From even a little knowledge of ancient textiles and materials used for clothing and an acquaintance with Eastern dress and social habit, one might imagine how the prophets or our Lord and His apostles were garbed on a given day in Pal. Lest one denigrate his ancestors, the observation must be made that until our scientific age gave birth to synthetics, there has been little which is new in the category of cloth and materials for clothing which the ancients did not use. We have developed only what was already there. Wool has been cherished by all peoples, ancient and modern. Greeks, Romans, and Europeans borrowed from the E. Many still prefer a beautiful garment of wool, fine linen or fur to a plastic jacket. Even today the hand-woven textiles of the E with their beautiful dyes and color designs are coveted prizes of the W and are sought out by those who can afford them, just as in Biblical times. See Weaving.

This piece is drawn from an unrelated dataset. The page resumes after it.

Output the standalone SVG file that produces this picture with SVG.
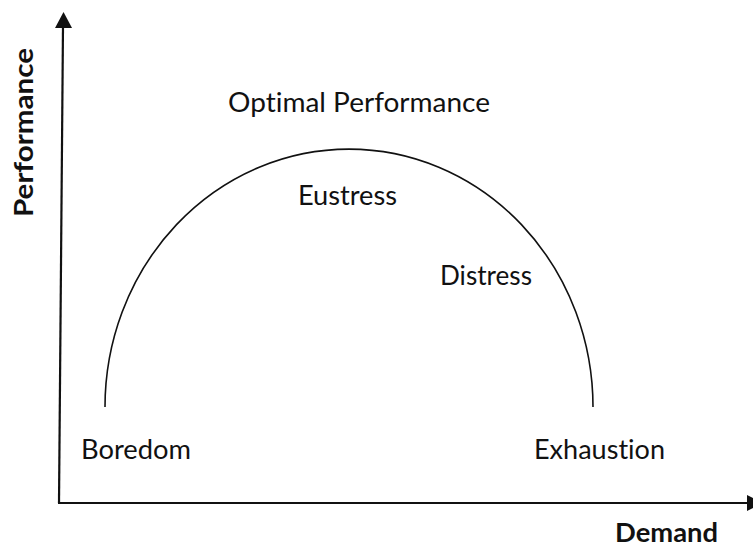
<svg xmlns="http://www.w3.org/2000/svg" width="753" height="556" viewBox="0 0 753 556">
<defs>
<style>
.lbl{font-family:Lato,"Open Sans","Liberation Sans",sans-serif;font-size:27px;fill:#111;font-variant-ligatures:none;}
.ax{font-family:Lato,"Open Sans","Liberation Sans",sans-serif;font-size:26px;font-weight:bold;fill:#111;font-variant-ligatures:none;}
.axis{stroke:#111;stroke-width:2.2;fill:none;}
.curve{stroke:#111;stroke-width:1.6;fill:none;}
</style>
</defs>
<rect width="753" height="556" fill="#fff"/>
<g id="connectors">
<path class="axis" d="M63 26 L59 503"/>
<polygon points="63.5,12 55,28 72,28" fill="#111"/>
<path class="axis" d="M58 503 L750 503"/>
<polygon points="763,503 747,495 747,511" fill="#111"/>
<path id="curve" class="curve" d="M105 407 A244 258 0 0 1 593 407"/>
</g>
<g id="optimal"><text class="lbl" x="228" y="112" textLength="262" lengthAdjust="spacingAndGlyphs">Optimal Performance</text></g>
<g id="eustress"><text class="lbl" x="298" y="205" textLength="99" lengthAdjust="spacingAndGlyphs">Eustress</text></g>
<g id="distress"><text class="lbl" x="440" y="285" textLength="92" lengthAdjust="spacingAndGlyphs">Distress</text></g>
<g id="boredom"><text class="lbl" x="81" y="459" textLength="110" lengthAdjust="spacingAndGlyphs">Boredom</text></g>
<g id="exhaustion"><text class="lbl" x="534" y="459" textLength="131" lengthAdjust="spacingAndGlyphs">Exhaustion</text></g>
<g id="demand"><text class="ax" x="615" y="542" textLength="103" lengthAdjust="spacingAndGlyphs">Demand</text></g>
<g id="performance"><text class="ax" x="0" y="0" transform="translate(33,217) rotate(-90)" textLength="169" lengthAdjust="spacingAndGlyphs">Performance</text></g>
</svg>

E. Grant, The People of Palestine (1942), 90-92; A. E. Bailey, Daily Life in Bible Times (1943), 28-40, 68-73, 190, 191; A. Edersheim, The Life and Times of Jesus the Messiah (1943), I. 620-622, II. 278-280; J. Mcdonald, “Palestinian Dress,” PEQ (1951), 55-58; M. S. and J. L. Miller, Encyclopedia of Bible Life (1944), 488-564; M. Radin, The Life of the People in Biblical Times (1948), 131-135; G. M. Crowfoot, “Linen Textiles From the Cave of Ain Feshkha in the Jordan Valley,” PEQ (1951), 5-31; A. C. Bouquet, Everyday Life in New Testament Times (1954), 56-64; R. J. Forbes, Studies in Ancient Technology (1956), 45-65; M. Johnston, Roman Life (1957), 92, 208, 209; A. W. Klinck, Home Life in Bible Times (1959), 124-126; W. F. Albright, The Archaeology of Palestine (1961), 207-216; H. Daniel-Rops, Daily Life in Palestine at the Time of Christ (1962), 212-218, 239, 431.